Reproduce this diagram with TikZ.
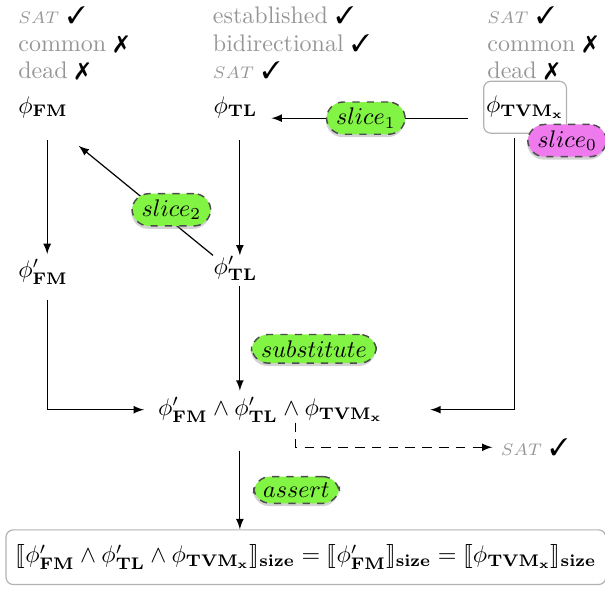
\documentclass[tikz,border=0pt]{standalone}
\usepackage{amsmath}
\usepackage{amssymb}
\usepackage{stmaryrd}
\usepackage{pifont}
\usepackage{tikz}
\usetikzlibrary{arrows}
\usetikzlibrary{shadows}
\usetikzlibrary{positioning}
\definecolor{mgreen}{RGB}{130, 244, 68}
\definecolor{mpink}{RGB}{238, 122, 238}
\definecolor{mgray}{RGB}{150, 150, 150}
\newcommand{\yes}{\textcolor{black}{\ding{51}}}
\newcommand{\no}{\textcolor{black}{\ding{55}}}
\newcommand{\sat}{{\scriptsize$SAT$}}

\tikzset{
  status/.style={anchor=north west, align=left, inner sep=0pt, text=mgray},
  term/.style={inner sep=0pt},
  slicebox/.style={draw=black!70, dashed, line width=0.6pt, fill=mgreen, rounded corners=7pt,
    inner xsep=4pt, inner ysep=2.5pt,
    drop shadow={shadow xshift=-0.3pt, shadow yshift=-1.2pt, opacity=0.35}},
  framebox/.style={draw=black!30, rounded corners=3pt},
}

\begin{document}
\begin{tikzpicture}[line width=0.5pt]
      \useasboundingbox (0, 0) rectangle (8.86, -8.63);

      \node [status] (stfm) at (0.26, -0.09) {\sat\ \yes\\[-0.6pt] common \no\\[-0.6pt] dead \no};
      \node [status] (sttl) at (3.11, -0.09) {established \yes\\[-0.6pt] bidirectional \yes\\[-0.6pt] \sat\ \yes};
      \node [status] (sttvm) at (7.13, -0.09) {\sat\ \yes\\[-0.6pt] common \no\\[-0.6pt] dead \no};

      \node [term, anchor=west] (fm) at (0.26, -1.57) {$\phi_{\mathbf{FM}}$};
      \node [term, anchor=west] (tl) at (3.12, -1.57) {$\phi_{\mathbf{TL}}$};
      \node [framebox, inner sep=1pt, minimum width=1.2cm, minimum height=0.76cm] (tvm) at (7.69, -1.57) {$\phi_{\mathbf{TVM_x}}$};
      \node [slicebox, fill=mpink] (s0) at ([yshift=-0.1cm]tvm.south east) {$slice_0$};

      \node [term, anchor=west] (fmp) at (0.26, -3.98) {$\phi'_{\mathbf{FM}}$};
      \node [term, anchor=west] (tlp) at (3.12, -3.93) {$\phi'_{\mathbf{TL}}$};
      \node [term] (conj) at (3.96, -6.0) {$\phi'_{\mathbf{FM}} \wedge \phi'_{\mathbf{TL}} \wedge \phi_{\mathbf{TVM_x}}$};
      \node [anchor=west, text=mgray] (satb) at (7.21, -6.55) {\sat\ \yes};
      \node [framebox, inner xsep=4pt, minimum height=0.8cm] (res) at (4.48, -8.16)
        {$\llbracket \phi'_{\mathbf{FM}} \wedge \phi'_{\mathbf{TL}} \wedge \phi_{\mathbf{TVM_x}} \rrbracket_{\mathbf{size}}
          = \llbracket \phi'_{\mathbf{FM}} \rrbracket_{\mathbf{size}} = \llbracket \phi_{\mathbf{TVM_x}} \rrbracket_{\mathbf{size}}$};

      % slicing
      \draw [-latex] ([shift={(-0.22, -0.16)}]tvm.west) -- node [slicebox, pos=0.52] (s1) {$slice_1$} ([shift={(0.2, -0.16)}]tl.east);
      \draw [-latex] ([shift={(0.06, -0.32)}]fm.south) -- ([shift={(0.06, 0.07)}]fm.south |- fmp.north);
      \draw [-latex] ([shift={(0.065, -0.32)}]tl.south) -- ([xshift=0.065cm]tl.south |- tlp.north);
      \draw [-latex] (tlp.north west) -- node [slicebox, pos=0.31, yshift=0.17cm] (s2) {$slice_2$} ([shift={(0.15, -0.4)}]fm.south east);

      % conjunction
      \draw [-latex] ([shift={(0.06, -0.22)}]fmp.south) |- ([xshift=-0.2cm]conj.west);
      \draw [-latex] ([shift={(0.065, -0.07)}]tl.south |- tlp.south) -- node [slicebox, pos=0.6, anchor=west, xshift=0.16cm] (sub) {$substitute$} ([shift={(0.065, 0.09)}]tl.south |- conj.north);
      \draw [-latex] ([shift={(-0.15, -0.06)}]tvm.south) |- ([xshift=0.69cm]conj.east);
      \draw [-latex, dash pattern=on 4pt off 3pt] ([xshift=0.37cm]conj.south) |- (satb.west);
      \draw [-latex] ([shift={(0.065, -0.41)}]tl.south |- conj.south) -- node [slicebox, anchor=west, xshift=0.19cm] (as) {$assert$} ([xshift=0.065cm]tl.south |- res.north);
    \end{tikzpicture}
\end{document}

------------------------------------------------

**What the task requires**
In your copy, leave out the pictures and reproduce the material above exactly.

**Completed task**
Reproduce this diagram with TikZ.
\documentclass[tikz,border=0pt]{standalone}
\usepackage{amsmath}
\usepackage{amssymb}
\usepackage{stmaryrd}
\usepackage{pifont}
\usepackage{tikz}
\usetikzlibrary{arrows}
\usetikzlibrary{shadows}
\usetikzlibrary{positioning}
\definecolor{mgreen}{RGB}{130, 244, 68}
\definecolor{mpink}{RGB}{238, 122, 238}
\definecolor{mgray}{RGB}{150, 150, 150}
\newcommand{\yes}{\textcolor{black}{\ding{51}}}
\newcommand{\no}{\textcolor{black}{\ding{55}}}
\newcommand{\sat}{{\scriptsize$SAT$}}

\tikzset{
  status/.style={anchor=north west, align=left, inner sep=0pt, text=mgray},
  term/.style={inner sep=0pt},
  slicebox/.style={draw=black!70, dashed, line width=0.6pt, fill=mgreen, rounded corners=7pt,
    inner xsep=4pt, inner ysep=2.5pt,
    drop shadow={shadow xshift=-0.3pt, shadow yshift=-1.2pt, opacity=0.35}},
  framebox/.style={draw=black!30, rounded corners=3pt},
}

\begin{document}
\begin{tikzpicture}[line width=0.5pt]
      \useasboundingbox (0, 0) rectangle (8.86, -8.63);

      \node [status] (stfm) at (0.26, -0.09) {\sat\ \yes\\[-0.6pt] common \no\\[-0.6pt] dead \no};
      \node [status] (sttl) at (3.11, -0.09) {established \yes\\[-0.6pt] bidirectional \yes\\[-0.6pt] \sat\ \yes};
      \node [status] (sttvm) at (7.13, -0.09) {\sat\ \yes\\[-0.6pt] common \no\\[-0.6pt] dead \no};

      \node [term, anchor=west] (fm) at (0.26, -1.57) {$\phi_{\mathbf{FM}}$};
      \node [term, anchor=west] (tl) at (3.12, -1.57) {$\phi_{\mathbf{TL}}$};
      \node [framebox, inner sep=1pt, minimum width=1.2cm, minimum height=0.76cm] (tvm) at (7.69, -1.57) {$\phi_{\mathbf{TVM_x}}$};
      \node [slicebox, fill=mpink] (s0) at ([yshift=-0.1cm]tvm.south east) {$slice_0$};

      \node [term, anchor=west] (fmp) at (0.26, -3.98) {$\phi'_{\mathbf{FM}}$};
      \node [term, anchor=west] (tlp) at (3.12, -3.93) {$\phi'_{\mathbf{TL}}$};
      \node [term] (conj) at (3.96, -6.0) {$\phi'_{\mathbf{FM}} \wedge \phi'_{\mathbf{TL}} \wedge \phi_{\mathbf{TVM_x}}$};
      \node [anchor=west, text=mgray] (satb) at (7.21, -6.55) {\sat\ \yes};
      \node [framebox, inner xsep=4pt, minimum height=0.8cm] (res) at (4.48, -8.16)
        {$\llbracket \phi'_{\mathbf{FM}} \wedge \phi'_{\mathbf{TL}} \wedge \phi_{\mathbf{TVM_x}} \rrbracket_{\mathbf{size}}
          = \llbracket \phi'_{\mathbf{FM}} \rrbracket_{\mathbf{size}} = \llbracket \phi_{\mathbf{TVM_x}} \rrbracket_{\mathbf{size}}$};

      % slicing
      \draw [-latex] ([shift={(-0.22, -0.16)}]tvm.west) -- node [slicebox, pos=0.52] (s1) {$slice_1$} ([shift={(0.2, -0.16)}]tl.east);
      \draw [-latex] ([shift={(0.06, -0.32)}]fm.south) -- ([shift={(0.06, 0.07)}]fm.south |- fmp.north);
      \draw [-latex] ([shift={(0.065, -0.32)}]tl.south) -- ([xshift=0.065cm]tl.south |- tlp.north);
      \draw [-latex] (tlp.north west) -- node [slicebox, pos=0.31, yshift=0.17cm] (s2) {$slice_2$} ([shift={(0.15, -0.4)}]fm.south east);

      % conjunction
      \draw [-latex] ([shift={(0.06, -0.22)}]fmp.south) |- ([xshift=-0.2cm]conj.west);
      \draw [-latex] ([shift={(0.065, -0.07)}]tl.south |- tlp.south) -- node [slicebox, pos=0.6, anchor=west, xshift=0.16cm] (sub) {$substitute$} ([shift={(0.065, 0.09)}]tl.south |- conj.north);
      \draw [-latex] ([shift={(-0.15, -0.06)}]tvm.south) |- ([xshift=0.69cm]conj.east);
      \draw [-latex, dash pattern=on 4pt off 3pt] ([xshift=0.37cm]conj.south) |- (satb.west);
      \draw [-latex] ([shift={(0.065, -0.41)}]tl.south |- conj.south) -- node [slicebox, anchor=west, xshift=0.19cm] (as) {$assert$} ([xshift=0.065cm]tl.south |- res.north);
    \end{tikzpicture}
\end{document}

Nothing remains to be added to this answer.